Main tutorial
Lesson Overview
This lesson is about turning a clean top loop into a chopped-vinyl-style texture that sounds like it came off a worn break record, not a pristine sample pack. In Ableton Live 12, that means resampling a loop, slicing it into playable fragments, and reshaping it so it sits like oldskool jungle/DnB top energy: restless, swung, imperfect, and full of character.
This technique lives in the upper drum layer of a track — above the kick, sub, and main snare — but it affects the whole record because it changes how the groove breathes. In jungle and oldskool DnB, the top loop is often the thing that makes the break feel alive: it fills gaps, adds shuffle, and gives the drop a human, chopped-up motion that keeps the listener locked without cluttering the low end.
Why it matters musically: a chopped top loop gives you instant forward motion and that “record being manipulated in real time” feeling. Why it matters technically: if you control the slice points, filtering, and transient shape, you can keep the loop exciting without smearing the kick/snare relationship or washing out your mix.
This works best for jungle, oldskool-styled DnB, rollers with a dusty edge, darker half-time sections that need top-end movement, and intro/drop hybrid sections where you want a vinyl-flavoured pulse.
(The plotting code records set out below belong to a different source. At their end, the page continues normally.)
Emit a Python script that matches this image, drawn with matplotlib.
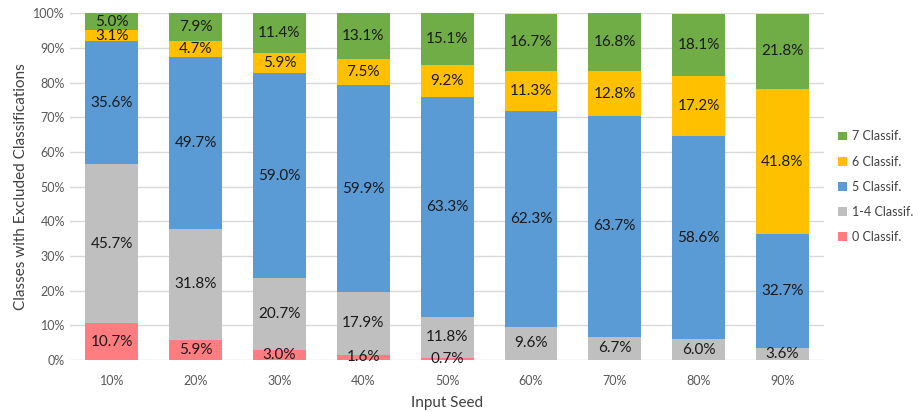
import matplotlib.pyplot as plt
import numpy as np

plt.rcParams["font.family"] = ["Lato", "DejaVu Sans"]

seeds = ["10%", "20%", "30%", "40%", "50%", "60%", "70%", "80%", "90%"]
c0 = [10.7, 5.9, 3.0, 1.6, 0.7, 0, 0, 0, 0]
c14 = [45.7, 31.8, 20.7, 17.9, 11.8, 9.6, 6.7, 6.0, 3.6]
c5 = [35.6, 49.7, 59.0, 59.9, 63.3, 62.3, 63.7, 58.6, 32.7]
c6 = [3.1, 4.7, 5.9, 7.5, 9.2, 11.3, 12.8, 17.2, 41.8]
c7 = [5.0, 7.9, 11.4, 13.1, 15.1, 16.7, 16.8, 18.1, 21.8]

series = [
    ("0 Classif.", c0, "#FF7C80"),
    ("1-4 Classif.", c14, "#BFBFBF"),
    ("5 Classif.", c5, "#5B9BD5"),
    ("6 Classif.", c6, "#FFC000"),
    ("7 Classif.", c7, "#70AD47"),
]

fig = plt.figure(figsize=(9.19, 4.12), dpi=100)
ax = fig.add_axes([0.076, 0.126, 0.821, 0.842])

x = np.arange(len(seeds))
bottom = np.zeros(len(seeds))
handles = []
for name, vals, color in series:
    vals = np.array(vals, dtype=float)
    h = ax.bar(x, vals, 0.63, bottom=bottom, color=color, label=name, zorder=2)
    handles.append(h)
    for xi, b, v in zip(x, bottom, vals):
        if v > 0:
            ax.text(xi, b + v / 2, f"{v:.1f}%", ha="center", va="center",
                    fontsize=11, color="#1a1a1a", zorder=3)
    bottom += vals

ax.set_xlim(-0.5, len(seeds) - 0.5)
ax.set_ylim(0, 100)
ax.set_yticks(np.arange(0, 101, 10))
ax.set_yticklabels([f"{t}%" for t in range(0, 101, 10)])
ax.set_xticks(x)
ax.set_xticklabels(seeds)
ax.tick_params(axis="both", length=0, labelsize=9, colors="#595959")
ax.tick_params(axis="x", pad=11)
ax.grid(axis="y", color="#D9D9D9", linewidth=1, zorder=0)
for s in ax.spines.values():
    s.set_visible(False)

ax.set_xlabel("Input Seed", fontsize=11, color="#404040", labelpad=6)
ax.set_ylabel("Classes with Excluded Classifications", fontsize=11,
              color="#404040", labelpad=4)

ax.legend(handles[::-1], [s[0] for s in series][::-1], loc="center left",
          bbox_to_anchor=(1.003, 0.5), frameon=False, fontsize=9,
          handlelength=0.7, handleheight=0.7, handletextpad=0.4,
          labelspacing=1.05, labelcolor="#404040")

fig.savefig("out.png", dpi=100)
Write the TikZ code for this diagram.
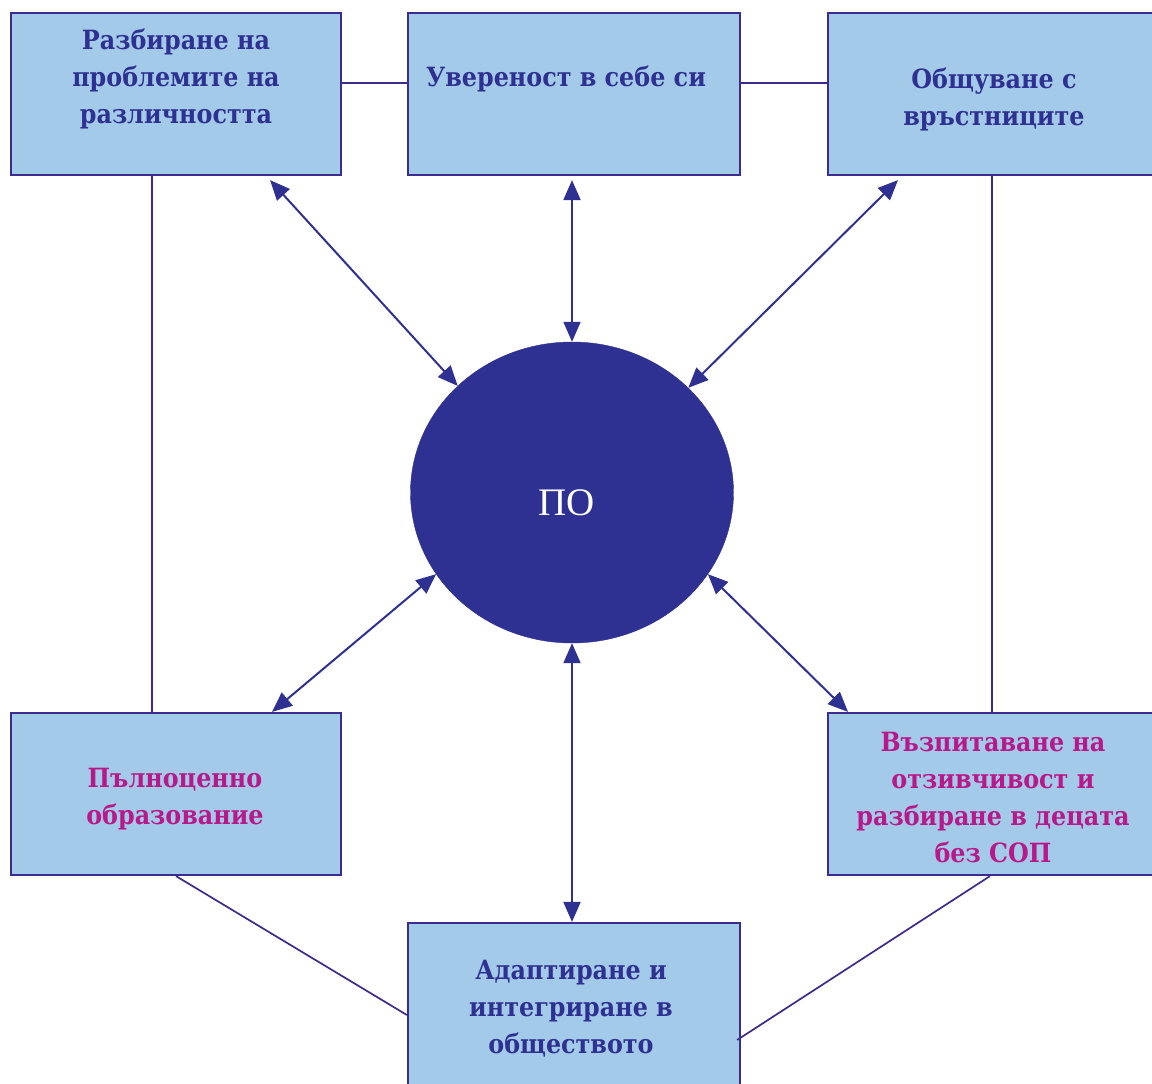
\documentclass[tikz,border=0pt]{standalone}
\usepackage{fontspec}
\setmainfont{DejaVu Serif Condensed}
\newfontfamily\ltser{Liberation Serif}
\usetikzlibrary{arrows.meta,shapes.geometric}
\definecolor{boxfill}{HTML}{A4CAE9}
\definecolor{boxline}{HTML}{3B2D8F}
\definecolor{navy}{HTML}{2E3192}
\definecolor{magen}{HTML}{B8198A}
\definecolor{lncol}{HTML}{3F2A8C}
\begin{document}
\begin{tikzpicture}[x=1pt,y=-1pt,
  box/.style={draw=boxline,line width=2.2pt,fill=boxfill,rectangle,inner sep=0pt},
  lbl/.style={align=center,font=\bfseries\fontsize{26.5}{37}\selectfont,text=navy,inner sep=0pt},
  lblm/.style={lbl,text=magen},
  conn/.style={draw=lncol,line width=1.7pt},
  biarrow/.style={draw=navy,line width=2pt,{Triangle[length=20pt,width=17pt]}-{Triangle[length=20pt,width=17pt]}}
]
\useasboundingbox (0,0) rectangle (1152,1084);
\fill[white] (0,0) rectangle (1152,1084);
% boxes
\node[box,minimum width=330pt,minimum height=162pt] (tl) at (176,94) {};
\node[box,minimum width=332pt,minimum height=162pt] (tm) at (574,94) {};
\node[box,minimum width=328pt,minimum height=162pt] (tr) at (992,94) {};
\node[box,minimum width=330pt,minimum height=162pt] (bl) at (176,794) {};
\node[box,minimum width=328pt,minimum height=162pt] (br) at (992,794) {};
\node[box,minimum width=332pt,minimum height=170pt] (bm) at (574,1008) {};
% circle
\node[ellipse,fill=navy,draw=navy,minimum width=323pt,minimum height=301pt,inner sep=0pt] (po) at (572,492.5) {};
\node[font=\ltser\fontsize{39}{40}\selectfont,text=white,inner sep=0pt] (pot) at (567,503) {ПО};
% texts
\node[lbl] (t1) at (176,79) {Разбиране на\\проблемите на\\различността};
\node[lbl] (t2) at (566,79) {Увереност в себе си};
\node[lbl] (t3) at (994,99) {Общуване с\\връстниците};
\node[lblm] (t4) at (175,799) {Пълноценно\\образование};
\node[lblm] (t5) at (993,798) {Възпитаване на\\отзивчивост и\\разбиране в децата\\без СОП};
\node[lbl] (t6) at (571,1009) {Адаптиране и\\интегриране в\\обществото};
% plain connectors
\draw[conn] ([yshift=11pt]tl.east) -- ([yshift=11pt]tm.west);
\draw[conn] ([yshift=11pt]tm.east) -- ([yshift=11pt]tr.west);
\draw[conn] ([xshift=-24pt]tl.south) -- ([xshift=-24pt]bl.north);
\draw[conn] (tr.south) -- (br.north);
\draw[conn] (bl.south) -- ([yshift=-7pt]bm.west);
\draw[conn] ([xshift=-2pt]br.south) -- ([xshift=-4pt,yshift=-32pt]bm.east);
% double arrows
\draw[biarrow] ([xshift=94pt,yshift=-4pt]tl.south) -- (po.137);
\draw[biarrow] ([xshift=-2pt,yshift=-4pt]tm.south) -- (po.north);
\draw[biarrow] ([xshift=-94pt,yshift=-4pt]tr.south) -- (po.42);
\draw[biarrow] ([xshift=96pt]bl.north) -- (po.211);
\draw[biarrow] ([xshift=-144pt]br.north) -- (po.329);
\draw[biarrow] (po.south) -- ([xshift=-2pt]bm.north);
\end{tikzpicture}
\end{document}
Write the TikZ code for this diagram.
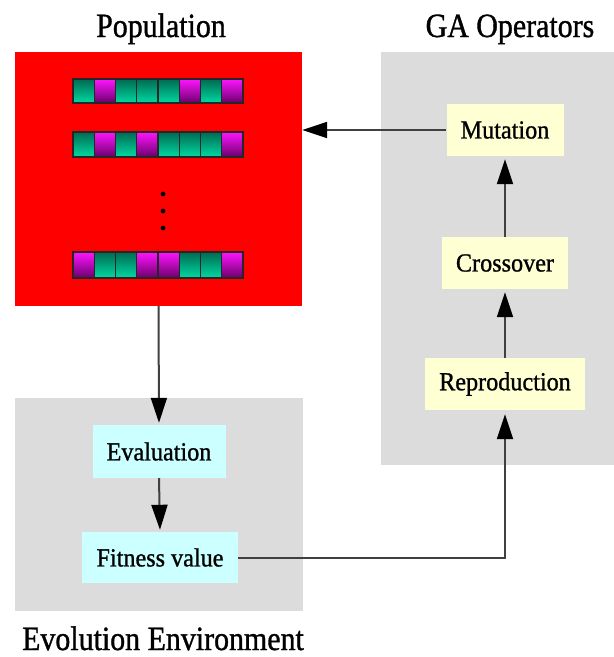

By the end, you should be able to hear a top loop that feels sliced, swung, and slightly unstable in a good way — present enough to drive the groove, but light enough that your drums and bass still own the room.
What You Will Build
You will build a chopped top-loop layer made from resampled audio in Ableton Live 12, shaped into a playable, loopable rhythmic part with vinyl character. The finished sound should be:
- dusty, narrow, and slightly broken-up in a musical way
- rhythmically busy but not chaotic
- placed like a top percussion “ghost band” around the main break
- polished enough to sit in a mix without fighting the kick, snare, or sub
- useful both for a 16-bar drop and for a DJ-friendly intro/outro variation
- Use the top loop as menace, not decoration. A slightly filtered, chopped high layer can create pressure above a heavy sub without making the drop feel empty.
- If the track is dark and minimal, let the loop be almost “broken machinery” rather than busy percussion. Short, repetitive slices with occasional glitchy interruptions can feel more threatening than a full busy break.
- For heavier rollers, keep the loop rhythmically aligned but timbrally degraded: a little saturation, slight high-cut movement, and some short dead space between hits can create weight through restraint.
- If you want a more underground jungle feel, leave more room tone and transient grime in the source print. Don’t polish away all the dirt; that dirt is often the character.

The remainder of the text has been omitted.